## DATA:
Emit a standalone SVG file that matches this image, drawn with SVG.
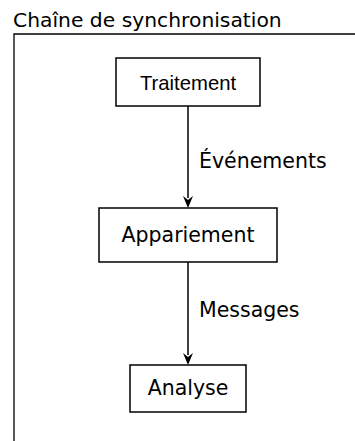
<svg xmlns="http://www.w3.org/2000/svg" width="355" height="441" viewBox="0 0 355 441">
<defs>
<style>
.box{fill:#fff;stroke:#000;stroke-width:1.5}
.frame{fill:none;stroke:#000;stroke-width:1.3}
.lbl{font-family:"DejaVu Sans",sans-serif;font-size:20.5px;fill:#000}
.arial{font-family:"Liberation Sans",Arial,sans-serif;font-size:20.3px;fill:#000}
.edge{stroke:#000;stroke-width:1.5;fill:none}
.head{fill:#000}
</style>
</defs>
<rect width="355" height="441" fill="#fff"/>
<g id="frame">
<path class="frame" d="M14,441 V34 H355"/>
<text class="lbl" x="13" y="27" style="font-size:20.3px">Chaîne de synchronisation</text>
</g>
<g id="connectors">
<line class="edge" x1="188" y1="106" x2="188" y2="198"/>
<path class="head" d="M183,196 L188,200 L193,196 L188,208 Z"/>
<text class="lbl" x="199" y="168">Événements</text>
<line class="edge" x1="188" y1="262" x2="188" y2="355"/>
<path class="head" d="M183,353 L188,357 L193,353 L188,365 Z"/>
<text class="lbl" x="199" y="317">Messages</text>
</g>
<g id="traitement">
<rect class="box" x="116" y="58" width="144" height="48"/>
<text class="arial" x="188" y="90" text-anchor="middle">Traitement</text>
</g>
<g id="appariement">
<rect class="box" x="99" y="208" width="178" height="54"/>
<text class="lbl" x="188" y="242" text-anchor="middle">Appariement</text>
</g>
<g id="analyse">
<rect class="box" x="130" y="365" width="116" height="47"/>
<text class="lbl" x="188" y="395" text-anchor="middle">Analyse</text>
</g>
</svg>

## TO BE DONE:
Return the material word for word. Pictures are not part of the copy.

## EXERCISE RESPONSE:
Emit a standalone SVG file that matches this image, drawn with SVG.
<svg xmlns="http://www.w3.org/2000/svg" width="355" height="441" viewBox="0 0 355 441">
<defs>
<style>
.box{fill:#fff;stroke:#000;stroke-width:1.5}
.frame{fill:none;stroke:#000;stroke-width:1.3}
.lbl{font-family:"DejaVu Sans",sans-serif;font-size:20.5px;fill:#000}
.arial{font-family:"Liberation Sans",Arial,sans-serif;font-size:20.3px;fill:#000}
.edge{stroke:#000;stroke-width:1.5;fill:none}
.head{fill:#000}
</style>
</defs>
<rect width="355" height="441" fill="#fff"/>
<g id="frame">
<path class="frame" d="M14,441 V34 H355"/>
<text class="lbl" x="13" y="27" style="font-size:20.3px">Chaîne de synchronisation</text>
</g>
<g id="connectors">
<line class="edge" x1="188" y1="106" x2="188" y2="198"/>
<path class="head" d="M183,196 L188,200 L193,196 L188,208 Z"/>
<text class="lbl" x="199" y="168">Événements</text>
<line class="edge" x1="188" y1="262" x2="188" y2="355"/>
<path class="head" d="M183,353 L188,357 L193,353 L188,365 Z"/>
<text class="lbl" x="199" y="317">Messages</text>
</g>
<g id="traitement">
<rect class="box" x="116" y="58" width="144" height="48"/>
<text class="arial" x="188" y="90" text-anchor="middle">Traitement</text>
</g>
<g id="appariement">
<rect class="box" x="99" y="208" width="178" height="54"/>
<text class="lbl" x="188" y="242" text-anchor="middle">Appariement</text>
</g>
<g id="analyse">
<rect class="box" x="130" y="365" width="116" height="47"/>
<text class="lbl" x="188" y="395" text-anchor="middle">Analyse</text>
</g>
</svg>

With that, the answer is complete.